Charts and diagrams as code:
════

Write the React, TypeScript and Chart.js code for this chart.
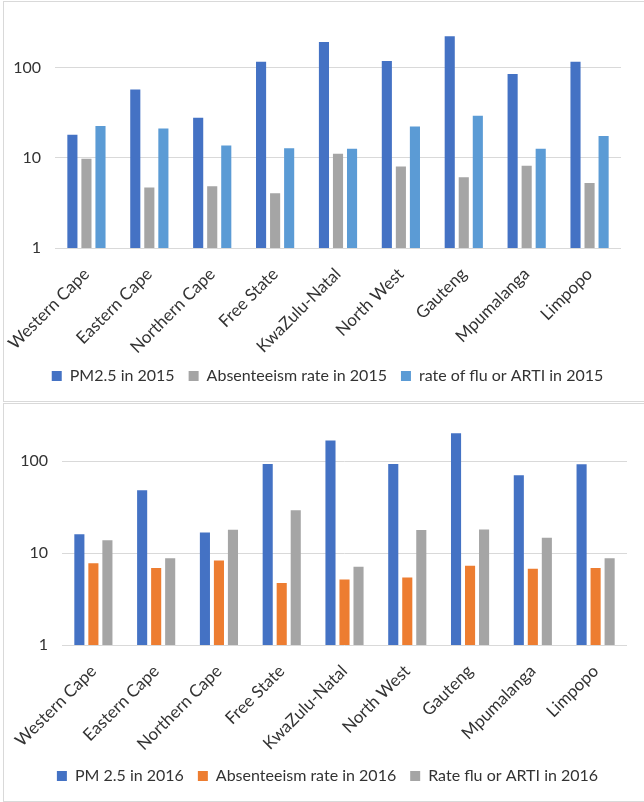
import React, { useEffect, useRef } from 'react';
import { Chart, registerables } from 'chart.js';
Chart.register(...registerables);

const provinces = ['Western Cape', 'Eastern Cape', 'Northern Cape', 'Free State', 'KwaZulu-Natal', 'North West', 'Gauteng', 'Mpumalanga', 'Limpopo'];

const pm2015 = [18.0, 57.4, 27.8, 116.6, 193, 118.6, 223, 85, 116.6];
const absent2015 = [9.8, 4.7, 4.85, 4.05, 11.1, 8.0, 6.1, 8.15, 5.27];
const flu2015 = [22.5, 21.2, 13.7, 12.8, 12.6, 22.3, 29.3, 12.6, 17.5];

const pm2016 = [16.0, 48.2, 16.8, 93.2, 168, 93.2, 201, 70.2, 92.5];
const absent2016 = [7.76, 6.9, 8.3, 4.74, 5.15, 5.42, 7.3, 6.75, 6.9];
const flu2016 = [13.8, 8.8, 17.9, 29.2, 7.1, 17.8, 18.1, 14.7, 8.8];

const yTicks = [1, 10, 100];

const FONT = 'Lato, "Open Sans", sans-serif';
const TEXT = '#333333';
const GRID = '#d9d9d9';

type DS = { label: string; data: number[]; color: string };

function legendShift(dx: number, dy: number) {
  return {
    id: 'legendShift',
    afterLayout(chart: any) {
      const l = chart.legend;
      if (!l) return;
      l.left += dx;
      l.right += dx;
      l.top += dy;
      l.bottom += dy;
    },
  };
}

function makeConfig(sets: DS[], yMax: number, yWidth: number, rightPad: number, xHeight: number, dx: number, dy: number): any {
  return {
    type: 'bar',
    data: {
      labels: provinces,
      datasets: sets.map((s) => ({
        label: s.label,
        data: s.data,
        backgroundColor: s.color,
        borderWidth: 0,
        categoryPercentage: 0.67,
        barPercentage: 0.72,
      })),
    },
    plugins: [legendShift(dx, dy)],
    options: {
      animation: false,
      responsive: false,
      maintainAspectRatio: false,
      layout: { padding: { top: 10, right: rightPad, bottom: 0, left: 0 } },
      plugins: {
        tooltip: { enabled: false },
        legend: {
          position: 'bottom',
          labels: {
            boxWidth: 10,
            boxHeight: 10,
            padding: 14,
            color: TEXT,
            font: { family: FONT, size: 16 },
          },
        },
      },
      scales: {
        x: {
          grid: { display: false, drawTicks: false },
          border: { display: false },
          ticks: {
            minRotation: 45,
            maxRotation: 45,
            autoSkip: false,
            padding: 16,
            color: TEXT,
            font: { family: FONT, size: 17 },
          },
          afterFit: (scale: any) => {
            scale.height = xHeight;
            scale.paddingLeft = 0;
            scale.paddingRight = 0;
          },
        },
        y: {
          type: 'logarithmic',
          min: 1,
          max: yMax,
          border: { display: false },
          grid: { color: GRID, lineWidth: 1, drawTicks: false },
          ticks: {
            padding: 14,
            color: TEXT,
            font: { family: FONT, size: 16 },
            callback: (v: any) => String(v),
          },
          afterBuildTicks: (scale: any) => {
            scale.ticks = yTicks.map((v) => ({ value: v }));
          },
          afterFit: (scale: any) => {
            scale.width = yWidth;
          },
        },
      },
    },
  };
}

export default function App() {
  const c1 = useRef<HTMLCanvasElement>(null);
  const c2 = useRef<HTMLCanvasElement>(null);

  useEffect(() => {
    const ch1 = new Chart(
      c1.current!,
      makeConfig(
        [
          { label: 'PM2.5 in 2015', data: pm2015, color: '#4472C4' },
          { label: 'Absenteeism rate in 2015', data: absent2015, color: '#A5A5A5' },
          { label: 'rate of flu or ARTI in 2015', data: flu2015, color: '#5B9BD5' },
        ],
        293,
        55,
        23,
        114,
        17,
        -8
      )
    );
    const ch2 = new Chart(
      c2.current!,
      makeConfig(
        [
          { label: 'PM 2.5 in 2016', data: pm2016, color: '#4472C4' },
          { label: 'Absenteeism rate in 2016', data: absent2016, color: '#ED7D31' },
          { label: 'Rate flu or ARTI in 2016', data: flu2016, color: '#A5A5A5' },
        ],
        232,
        62,
        17,
        115,
        14,
        -6
      )
    );
    return () => {
      ch1.destroy();
      ch2.destroy();
    };
  }, []);

  return (
    <div style={{ position: 'fixed', left: 0, top: 0, width: 644, height: 802, overflow: 'hidden', background: '#fff' }}>
      <div style={{ position: 'absolute', left: 3, top: 1, width: 660, height: 399, border: '1px solid #d9d9d9' }} />
      <div style={{ position: 'absolute', left: 3, top: 403, width: 660, height: 397, border: '1px solid #d9d9d9' }} />
      <canvas ref={c1} width={644} height={400} style={{ position: 'absolute', left: 0, top: 2, width: 644, height: 400 }} />
      <canvas ref={c2} width={644} height={396} style={{ position: 'absolute', left: 0, top: 404, width: 644, height: 396 }} />
    </div>
  );
}
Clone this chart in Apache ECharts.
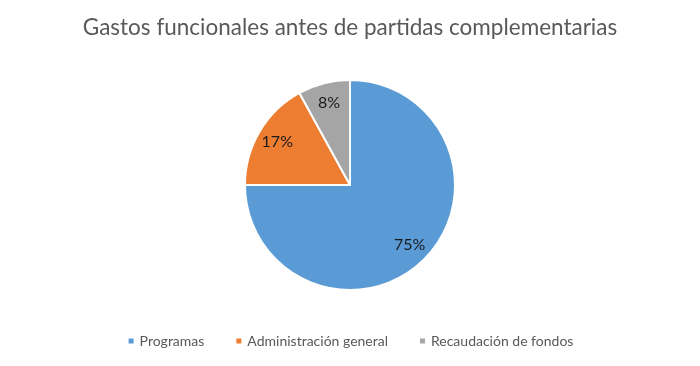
<!DOCTYPE html>
<html><head><meta charset="utf-8">
<script src="https://cdn.jsdelivr.net/npm/echarts@6/dist/echarts.min.js"></script>
<style>html,body{margin:0;padding:0;background:#fff}#c{width:700px;height:366px}</style>
</head><body><div id="c"></div>
<script>
const titleText = 'Gastos funcionales antes de partidas complementarias';
const categories = ['Programas', 'Administración general', 'Recaudación de fondos'];
const values = [75, 17, 8];
const colors = ['#5B9BD5', '#ED7D31', '#A5A5A5'];

const font = 'Lato, "Open Sans", sans-serif';
const data = categories.map((n, i) => ({ name: n, value: values[i], itemStyle: { color: colors[i] } }));
const chart = echarts.init(document.getElementById('c'));
chart.setOption({
  animation: false,
  title: { text: titleText, left: 'center', top: 11, textStyle: { fontFamily: font, fontSize: 22.5, fontWeight: 'normal', color: '#595959' } },
  legend: {
    bottom: 13, left: 'center', icon: 'rect', itemWidth: 7, itemHeight: 7, itemGap: 30,
    textStyle: { fontFamily: font, fontSize: 14, color: '#595959' },
    data: categories
  },
  series: [
    {
      type: 'pie', center: [350, 185], radius: [0, 105], startAngle: 90, clockwise: true,
      label: { show: false }, labelLine: { show: false },
      itemStyle: { borderColor: '#fff', borderWidth: 2 },
      emphasis: { disabled: true }, data: data
    },
    {
      type: 'pie', center: [350, 185], radius: [58, 105], startAngle: 90, clockwise: true, silent: true,
      itemStyle: { color: 'rgba(0,0,0,0)', borderWidth: 0 },
      label: { show: true, position: 'inside', formatter: '{d}%', fontFamily: font, fontSize: 16, color: '#1a1a1a' },
      labelLine: { show: false }, legendHoverLink: false,
      data: categories.map((n, i) => ({ name: n + ' ', value: values[i] }))
    }
  ]
});
</script></body></html>
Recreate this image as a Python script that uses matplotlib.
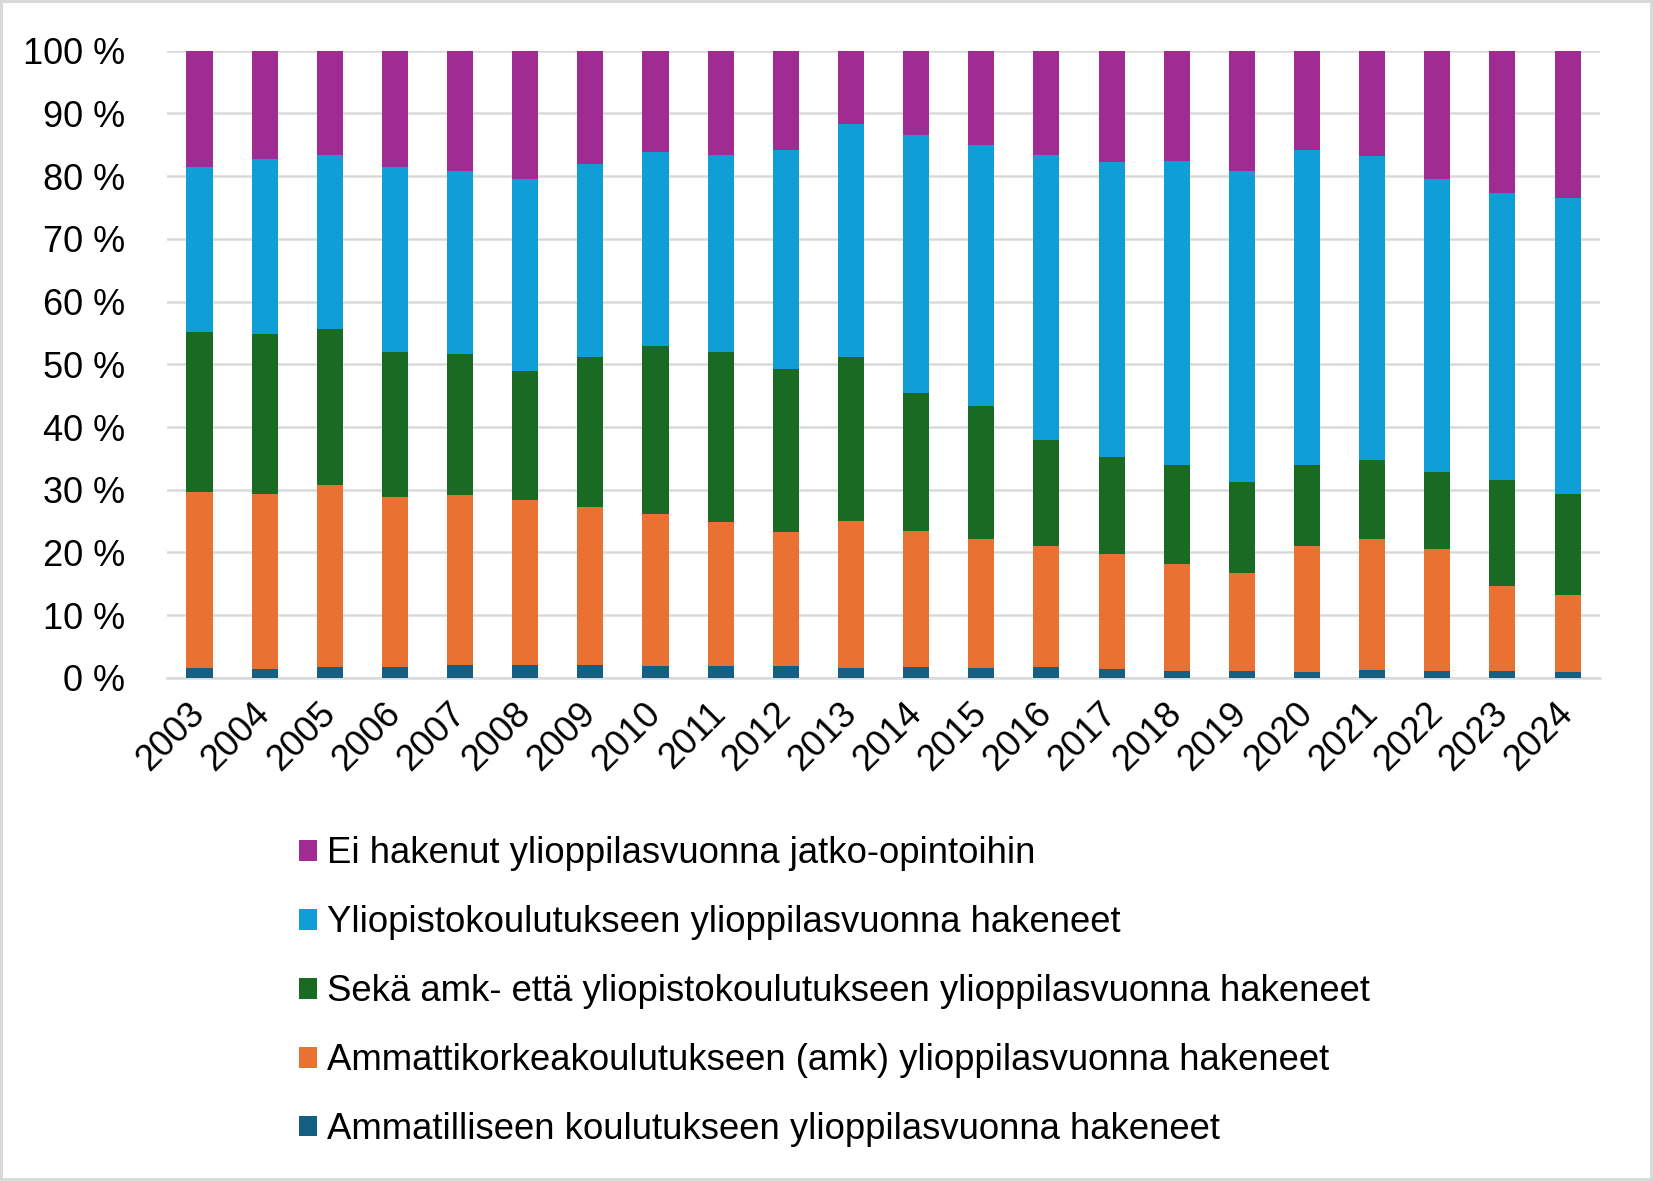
import numpy as np
import matplotlib
matplotlib.use("Agg")
import matplotlib.pyplot as plt
from matplotlib.ticker import FuncFormatter

plt.rcParams['font.family'] = ['Liberation Sans', 'DejaVu Sans']

years = [str(y) for y in range(2003, 2025)]

# osuudet (%) alhaalta ylös
ammatillinen = [1.6, 1.4, 1.8, 1.8, 2.1, 2.1, 2.1, 1.9, 1.9, 1.9, 1.6,
                1.8, 1.6, 1.8, 1.4, 1.1, 1.1, 1.0, 1.3, 1.1, 1.1, 1.0]
amk = [28.0, 28.0, 28.9, 27.1, 27.1, 26.2, 25.2, 24.3, 22.9, 21.3, 23.4,
       21.6, 20.6, 19.2, 18.4, 17.0, 15.7, 20.1, 20.9, 19.4, 13.6, 12.2]
molemmat = [25.5, 25.4, 25.0, 23.0, 22.5, 20.7, 23.9, 26.7, 27.1, 26.1, 26.2,
            22.0, 21.2, 16.9, 15.5, 15.9, 14.4, 12.8, 12.5, 12.3, 16.8, 16.2]
yliopisto = [26.3, 27.9, 27.7, 29.5, 29.1, 30.5, 30.8, 31.0, 31.5, 34.9, 37.2,
             41.1, 41.5, 45.5, 47.0, 48.5, 49.7, 50.2, 48.6, 46.8, 45.9, 47.2]
ei_hakenut = [18.6, 17.3, 16.6, 18.6, 19.2, 20.5, 18.0, 16.1, 16.6, 15.8, 11.6,
              13.5, 15.1, 16.6, 17.7, 17.5, 19.1, 15.9, 16.7, 20.4, 22.6, 23.4]

labels = ['Ammatilliseen koulutukseen ylioppilasvuonna hakeneet',
          'Ammattikorkeakoulutukseen (amk) ylioppilasvuonna hakeneet',
          'Sekä amk- että yliopistokoulutukseen ylioppilasvuonna hakeneet',
          'Yliopistokoulutukseen ylioppilasvuonna hakeneet',
          'Ei hakenut ylioppilasvuonna jatko-opintoihin']
colors = ['#156082', '#E97132', '#196B24', '#0F9ED5', '#A02B93']


def plot_stacked(ax, series):
    x = np.arange(len(years))
    bottom = np.zeros(len(years))
    handles = []
    for vals, lab, col in zip(series, labels, colors):
        h = ax.bar(x, vals, width=0.4, bottom=bottom, color=col, label=lab, zorder=3)
        bottom += np.asarray(vals)
        handles.append(h)
    return handles


def main():
    fig = plt.figure(figsize=(16.53, 11.81), dpi=100, edgecolor='#d9d9d9', linewidth=3)
    ax = fig.add_axes([0.101, 0.426, 0.867, 0.531])

    handles = plot_stacked(ax, [ammatillinen, amk, molemmat, yliopisto, ei_hakenut])

    ax.set_xlim(-0.5, len(years) - 0.5)
    ax.set_ylim(0, 100)
    ax.set_yticks(range(0, 101, 10))
    ax.yaxis.set_major_formatter(FuncFormatter(lambda v, p: f'{int(v)} %'))
    ax.grid(axis='y', color='#d9d9d9', linewidth=1.8, zorder=0)
    for s in ['top', 'right', 'left']:
        ax.spines[s].set_visible(False)
    ax.spines['bottom'].set_color('#d9d9d9')
    ax.spines['bottom'].set_linewidth(1.8)
    ax.tick_params(axis='both', length=0, labelsize=26)
    ax.tick_params(axis='y', pad=30)
    ax.set_xticks(np.arange(len(years)))
    ax.set_xticklabels(years, rotation=45, ha='right', rotation_mode='anchor', va='center')
    ax.tick_params(axis='x', pad=22)

    fig.legend(handles[::-1], labels[::-1], loc='upper left',
               bbox_to_anchor=(0.181, 0.292), frameon=False, fontsize=26.3,
               handlelength=0.5, handleheight=0.5, handletextpad=0.25,
               labelspacing=0.93, borderaxespad=0, borderpad=0)

    fig.savefig('out.png', dpi=100)


if __name__ == "__main__":
    main()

════

Aim of the exercise:
From the records above, transcribe exactly the lines starting at the one containing "Recreate this image" and ending at the one containing "years = [str(y) for y in range(2003, 2025)]". Skip the pictures.

Exercise output:
Recreate this image as a Python script that uses matplotlib.
import numpy as np
import matplotlib
matplotlib.use("Agg")
import matplotlib.pyplot as plt
from matplotlib.ticker import FuncFormatter

plt.rcParams['font.family'] = ['Liberation Sans', 'DejaVu Sans']

years = [str(y) for y in range(2003, 2025)]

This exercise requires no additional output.